The regulatory interaction between the mitochondria and the nucleus is important for health, disease and evolution

Mitochondria are central for eukaryote cellular metabolism. As during evolution most genes were transferred from the mitochondria to the host genome, it is required to coordinate the function and regulation of mitochondrial DNA (mtDNA) and nuclear DNA (nDNA)-encoded genes to maintain mitochondrial function. Although we previously showed that coordinated mtDNA-nDNA gene expression occurs across multiple human tissues, the underlying mechanism and physiological importance are poorly understood. We have analyzed both single cells and bulk RNA-seq generated from COVID19 patients and controls, collected from both blood and upper airway samples. First, we found reduction in mtDNA gene expression in patient blood samples, especially in cells belonging to the immune system.

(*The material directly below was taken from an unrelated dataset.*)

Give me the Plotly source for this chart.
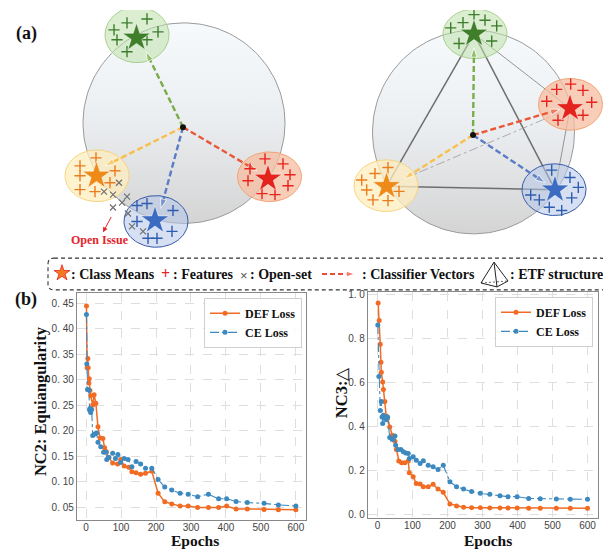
import numpy as np
import plotly.graph_objects as go

# ---------------- data ----------------
epochs_def_nc2 = [1, 3, 5, 6, 8, 9, 11, 13, 19, 23, 28, 34, 40, 48, 53, 58, 65, 76, 90, 99,
                  109, 122, 131, 143, 156, 170, 188, 206, 225, 245, 269, 292, 319, 350, 379, 402,
                  429, 461, 509, 550, 600]
def_nc2 = [0.445, 0.324, 0.342, 0.324, 0.294, 0.302, 0.279, 0.269, 0.251, 0.271,
           0.254, 0.208, 0.186, 0.185, 0.167, 0.159, 0.148, 0.137, 0.135, 0.144,
           0.131, 0.129, 0.120, 0.118, 0.115, 0.117, 0.121,
           0.078, 0.061, 0.057, 0.053, 0.053, 0.050, 0.050, 0.050, 0.053,
           0.047, 0.047, 0.046, 0.0455, 0.0455]

epochs_ce_nc2 = [1, 2, 4, 8, 10, 11, 13, 16, 19, 25, 30, 34, 42, 50, 57, 59, 65, 76, 84, 91,
                 99, 109, 120, 131, 143, 156, 170, 188, 206, 225, 245, 269, 292, 319, 350, 379,
                 402, 429, 461, 509, 550, 600]
ce_nc2 = [0.428, 0.331, 0.281, 0.280, 0.241, 0.244, 0.236, 0.242, 0.191, 0.194,
          0.196, 0.178, 0.169, 0.158, 0.158, 0.144, 0.148, 0.156, 0.146, 0.154,
          0.138, 0.146, 0.144, 0.130, 0.140, 0.135, 0.127, 0.127,
          0.105, 0.090, 0.084, 0.078, 0.076, 0.071, 0.076, 0.067, 0.067,
          0.0615, 0.0596, 0.058, 0.055, 0.053]

epochs_def_nc3 = [2, 5, 8, 10, 11, 15, 17, 21, 25, 29, 35, 42, 50, 54, 61, 69, 78, 88,
                  91, 102, 111, 122, 131, 145, 159, 173, 188, 207, 226, 246, 269, 294, 321,
                  350, 373, 399, 432, 465, 511, 551, 600]
def_nc3 = [0.963, 0.884, 0.776, 0.694, 0.649, 0.604, 0.570, 0.516,
           0.450, 0.441, 0.400, 0.362, 0.335, 0.297, 0.245, 0.237, 0.237, 0.245,
           0.192, 0.174, 0.143, 0.140, 0.128, 0.128, 0.139, 0.118, 0.103,
           0.050, 0.041, 0.035, 0.033, 0.033, 0.032, 0.032, 0.031, 0.031,
           0.030, 0.030, 0.030, 0.030, 0.030]

epochs_ce_nc3 = [1, 4, 8, 11, 13, 15, 17, 21, 25, 29, 35, 42, 50, 52, 59, 67, 74, 81, 88, 91,
                 102, 111, 122, 131, 145, 159, 173, 188, 207, 226, 246, 269, 294, 321, 350,
                 373, 399, 432, 465, 511, 551, 600]
ce_nc3 = [0.863, 0.629, 0.475, 0.516, 0.445, 0.415, 0.453, 0.438, 0.433, 0.445,
          0.352, 0.343, 0.359, 0.317, 0.297, 0.297, 0.287, 0.282, 0.279, 0.257,
          0.264, 0.249, 0.234, 0.246, 0.226, 0.219, 0.207, 0.226,
          0.151, 0.128, 0.118, 0.106, 0.098, 0.094, 0.0875, 0.083, 0.083,
          0.075, 0.074, 0.072, 0.071, 0.071]

series_names = ["DEF Loss", "CE Loss"]
x_ticks = [0, 100, 200, 300, 400, 500, 600]
nc2_ticks = [0.05, 0.10, 0.15, 0.20, 0.25, 0.30, 0.35, 0.40, 0.45]
nc2_ticktext = ["0. 05", "0. 10", "0. 15", "0. 20", "0. 25", "0. 30", "0. 35", "0. 40", "0. 45"]
nc3_ticks = [0.0, 0.2, 0.4, 0.6, 0.8, 1.0]
nc3_ticktext = ["0. 0", "0. 2", "0. 4", "0. 6", "0. 8", "1. 0"]

# schematic (a): class layout in page-pixel coordinates
left_sphere = (184, 122, 101, 101)
right_sphere = (473.5, 131, 101, 102.5)
left_center = (183, 126)
right_center = (473, 134)
left_clusters = {
    "green": dict(ell=(137, 33, 32, 28), star=(136.5, 36),
                  plus=[(114, 28), (127, 21), (147, 17), (158, 30), (117, 38), (127, 50), (147, 38)],
                  head=(146, 50)),
    "orange": dict(ell=(97, 175, 32, 26), star=(96.5, 175),
                   plus=[(80, 165), (96, 157), (80, 175), (115, 170), (80, 189), (95, 191), (110, 182)],
                   head=(105, 165)),
    "red": dict(ell=(269.5, 176, 32, 25), star=(268, 178),
                plus=[(265, 158), (283, 163), (250, 168), (290, 174), (248, 180), (288, 185), (262, 193), (275, 194)],
                head=(257, 170)),
    "blue": dict(ell=(156, 221, 32, 26), star=(155, 220),
                 plus=[(137, 205), (147, 203), (173, 210), (137, 221), (172, 231), (148, 238), (157, 238)],
                 head=(161, 208)),
}
right_clusters = {
    "green": dict(ell=(475, 32, 32, 25), star=(474, 32),
                  plus=[(450.7, 26), (463, 20.7), (474, 12.7), (485, 18.3), (496.7, 24), (459, 41.7), (491.7, 39.3)],
                  head=(474, 46)),
    "red": dict(ell=(570.5, 103, 32, 26), star=(570, 107),
                plus=[(556.7, 88), (570.7, 82.7), (583, 89), (546.7, 100), (591.7, 101), (583, 114), (558, 119)],
                head=(560, 108)),
    "orange": dict(ell=(386, 185, 32, 26), star=(386.5, 185.5),
                   plus=[(375, 172.7), (388, 166.7), (361.7, 179.3), (399, 190.7), (366.7, 189.3), (373, 199.3), (388, 200)],
                   head=(404, 178)),
    "blue": dict(ell=(554, 189, 32, 26), star=(555, 189),
                 plus=[(551.7, 169.3), (570, 176.7), (578.3, 186.7), (530.7, 194.3), (539.3, 199.3), (571.7, 197.3), (549.3, 206.7), (561.7, 210)],
                 head=(545, 182)),
}
open_set = [(119, 182), (104, 191), (113, 194), (127, 196), (122, 202), (113, 207), (128, 213), (132, 226), (143, 231)]

palette = {
    "green": dict(fill="rgba(190,224,170,0.55)", edge="#a9d18e", star="#3f7f2a", plus="#3e7d2e", arrow="#78ad48"),
    "orange": dict(fill="rgba(255,238,190,0.75)", edge="#f6d57f", star="#ee8a18", plus="#ea7d1f", arrow="#f8c04a"),
    "red": dict(fill="rgba(247,190,160,0.75)", edge="#f2a373", star="#e5231d", plus="#e8231e", arrow="#e9583b"),
    "blue": dict(fill="rgba(180,198,232,0.55)", edge="#3558a8", star="#3b6cc2", plus="#2f5db0", arrow="#5b7cc6"),
}

DEF_COLOR = "#F26B22"
CE_COLOR = "#3C89C0"
SERIF = "Liberation Serif, Times New Roman, serif"
SANS = "Liberation Sans, Arial, sans-serif"

# page offset: the HTML body has an 8px margin
OFF = 8
PAGE_W, PAGE_H = 611, 550
W, H = PAGE_W - OFF, PAGE_H - OFF

def dx(px):
    return (px - OFF) / W

def dy(py):
    return 1 - (py - OFF) / H

fig = go.Figure()

# ---------------- plots (b) ----------------
for xs, ys, name, color, dash, xa, ya, leg in [
    (epochs_def_nc2, def_nc2, series_names[0], DEF_COLOR, "solid", "x", "y", "legend"),
    (epochs_ce_nc2, ce_nc2, series_names[1], CE_COLOR, "dashdot", "x", "y", "legend"),
    (epochs_def_nc3, def_nc3, series_names[0], DEF_COLOR, "solid", "x2", "y2", "legend2"),
    (epochs_ce_nc3, ce_nc3, series_names[1], CE_COLOR, "dashdot", "x2", "y2", "legend2"),
]:
    fig.add_trace(go.Scatter(
        x=xs, y=ys, name=name, mode="lines+markers", xaxis=xa, yaxis=ya, legend=leg,
        line=dict(color=color, width=1.5 if dash == "solid" else 1.1, dash=dash),
        marker=dict(color=color, size=5),
    ))

# ---------------- schematic (a) on a pixel axis ----------------
def ellipse_pts(cx, cy, rx, ry, n=90):
    t = np.linspace(0, 2 * np.pi, n)
    return list(cx + rx * np.cos(t)), list(cy + ry * np.sin(t))

def add_px(**kw):
    kw.setdefault("showlegend", False)
    kw.setdefault("hoverinfo", "skip")
    fig.add_trace(go.Scatter(xaxis="x3", yaxis="y3", **kw))

for (cx, cy, rx, ry) in [left_sphere, right_sphere]:
    ex, ey = ellipse_pts(cx, cy, rx, ry, 160)
    add_px(x=ex, y=ey, mode="lines", fill="toself",
           fillgradient=dict(type="vertical", colorscale=[[0, "#d4d4d4"], [0.55, "#eceff2"], [1, "#f7fafd"]]),
           line=dict(color="#9a9a9a", width=1))

# right: ETF edges
rs = {k: v["star"] for k, v in right_clusters.items()}
for a, b in [("green", "orange"), ("green", "blue"), ("orange", "blue")]:
    add_px(x=[rs[a][0], rs[b][0]], y=[rs[a][1], rs[b][1]], mode="lines", line=dict(color="#6e6e6e", width=1.5))
for a, b in [("green", "red"), ("red", "blue")]:
    add_px(x=[rs[a][0], rs[b][0]], y=[rs[a][1], rs[b][1]], mode="lines", line=dict(color="#8a8a8a", width=0.9))
add_px(x=[rs["orange"][0], rs["red"][0]], y=[rs["orange"][1], rs["red"][1]], mode="lines",
       line=dict(color="#9a9a9a", width=0.8, dash="dashdot"))

for clusters, center in [(left_clusters, left_center), (right_clusters, right_center)]:
    for key, c in clusters.items():
        pal = palette[key]
        ex, ey = ellipse_pts(*c["ell"])
        add_px(x=ex, y=ey, mode="lines", fill="toself", fillcolor=pal["fill"],
               line=dict(color=pal["edge"], width=1))
    for key, c in clusters.items():
        pal = palette[key]
        add_px(x=[center[0], c["head"][0]], y=[center[1], c["head"][1]], mode="lines+markers",
               line=dict(color=pal["arrow"], width=2.4, dash="6px,3px"),
               marker=dict(symbol="arrow", size=[0, 10], angleref="previous", color=pal["arrow"]))
        add_px(x=[p[0] for p in c["plus"]], y=[p[1] for p in c["plus"]], mode="markers",
               marker=dict(symbol="cross-thin", size=8, line=dict(color=pal["plus"], width=1.4)))
        add_px(x=[c["star"][0]], y=[c["star"][1]], mode="markers",
               marker=dict(symbol="star", size=21, color=pal["star"], line=dict(color="rgba(255,255,255,0.5)", width=1)))
    add_px(x=[center[0]], y=[center[1]], mode="markers", marker=dict(color="#111", size=6))

add_px(x=[p[0] for p in open_set], y=[p[1] for p in open_set], mode="markers",
       marker=dict(symbol="x-thin", size=6, line=dict(color="#707070", width=1.2)))

# legend strip icons
add_px(x=[62], y=[273], mode="markers", marker=dict(symbol="star", size=12, color="#f47a20", line=dict(color="#e52420", width=0.8)))
add_px(x=[322, 355], y=[274, 274], mode="lines+markers",
       line=dict(color="#ee4a3a", width=2, dash="5px,3px"),
       marker=dict(symbol="arrow", size=[0, 9], angleref="previous", color="#ee4a3a"))
add_px(x=[481, 494, 508, None, 494, 497, None, 481, 497, 508], y=[283, 262, 281, None, 262, 287, None, 283, 287, 281],
       mode="lines", line=dict(color="#222", width=1))
add_px(x=[481, 508], y=[283, 281], mode="lines", line=dict(color="#444", width=0.8, dash="2px,2px"))

shapes = [dict(type="path", xref="x3", yref="y3",
               path="M 54,258 L 601,258 Q 607,258 607,264 L 607,284 Q 607,290 601,290 L 54,290 Q 48,290 48,284 L 48,264 Q 48,258 54,258 Z",
               line=dict(color="#333", width=1.1, dash="4px,3px"), fillcolor="rgba(0,0,0,0)")]

def ann(text, x, y, size, color="#111", xanchor="center", family=SERIF, angle=0):
    return dict(text=text, x=x, y=y, xref="x3", yref="y3", showarrow=False, xanchor=xanchor, yanchor="middle",
                font=dict(size=size, color=color, family=family), textangle=angle, borderpad=0)

annotations = [
    ann("<b>(a)</b>", 26, 32, 18),
    ann("<b>(b)</b>", 26, 300, 18),
    ann("<b>Open Issue</b>", 100, 240, 12, color="#e5232a"),
    ann("<b>: Class Means</b>", 70, 274.5, 14, xanchor="left"),
    ann("<b>+</b>", 165, 273, 16, color="#e5232a"),
    ann("<b>: Features</b>", 172, 274.5, 14, xanchor="left"),
    ann("×", 244, 275, 13, color="#555", family=SANS),
    ann("<b>: Open-set</b>", 249, 274.5, 14, xanchor="left"),
    ann("<b>: Classifier Vectors</b>", 361, 274.5, 14, xanchor="left"),
    ann("<b>: ETF structure</b>", 509, 274.5, 14, xanchor="left"),
    ann("<b>NC2: Equiangularity</b>", 40, 402, 16.5, angle=-90),
    ann("<b>NC3:</b>△", 341, 393, 16.5, angle=-90),
    ann("<b>Epochs</b>", 195, 542.5, 15.5),
    ann("<b>Epochs</b>", 487.5, 542.5, 15.5),
    dict(x=103, y=232, ax=112, ay=215, xref="x3", yref="y3", axref="x3", ayref="y3", text="",
         showarrow=True, arrowhead=2, arrowsize=1, arrowwidth=1, arrowcolor="#e5232a"),
]

axis_common = dict(showgrid=True, gridcolor="#dedede", griddash="dash", gridwidth=1,
                   showline=True, mirror=True, linecolor="#888888", linewidth=1.3,
                   zeroline=False, ticks="", tickfont=dict(family=SANS, size=10, color="#444"))

legend_common = dict(font=dict(family=SERIF, size=12, color="#111", weight="bold"),
                     bgcolor="rgba(255,255,255,0.9)",
                     bordercolor="#cfcfcf", borderwidth=1, xanchor="right", yanchor="top",
                     tracegroupgap=0, itemwidth=30)

fig.update_layout(
    width=W, height=H, margin=dict(l=0, r=0, t=0, b=0),
    paper_bgcolor="white", plot_bgcolor="rgba(0,0,0,0)",
    xaxis=dict(domain=[dx(77), dx(306)], range=[-26, 629], anchor="y", tickvals=x_ticks,
               ticklabelstandoff=-2, **axis_common),
    yaxis=dict(domain=[dy(522), dy(293)], range=[0.025, 0.4705], anchor="x",
               tickvals=nc2_ticks, ticktext=nc2_ticktext, **axis_common),
    xaxis2=dict(domain=[dx(368), dx(598)], range=[-27, 630], anchor="y2", tickvals=x_ticks,
                ticklabelstandoff=-2, **axis_common),
    yaxis2=dict(domain=[dy(520), dy(291.7)], range=[-0.015, 1.015], anchor="x2",
                tickvals=nc3_ticks, ticktext=nc3_ticktext, **axis_common),
    xaxis3=dict(domain=[0, 1], range=[OFF, PAGE_W], anchor="y3", visible=False, fixedrange=True),
    yaxis3=dict(domain=[0, 1], range=[PAGE_H, OFF], anchor="x3", visible=False, fixedrange=True),
    legend=dict(x=dx(302), y=dy(298), **legend_common),
    legend2=dict(x=dx(593), y=dy(297), **legend_common),
    shapes=shapes, annotations=annotations,
)

fig.write_html("out.html")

Secondly, such reduced gene expression associated with reduced expression of the mitochondrial RNA polymerase and altered expression of two candidate regulators of mtDNA gene expression – c-Jun and JunD, for which we showed in vivo mtDNA binding and impact on mtDNA gene expression. This challenges the thought that mito-nuclear communication occurs solely via signaling. Third, the reduced mtDNA gene expression was accompanied by weakly elevated expression of some nDNA-encoded oxidative phosphorylation genes, a significantly elevated expression of glycolysis enzymes, and ROS-scavenging factors. Taken together, these finding suggest that COVID19 patients display rewiring from mitochondrial energy production towards glycolysis especially in the immune system, and that such rewiring associates with departure from mito-nuclear co-regulation. As such departure occurs in other diseases as well, we suggest that coordinated mito-nuclear regulation constitutes a fundamental reporter for health condition.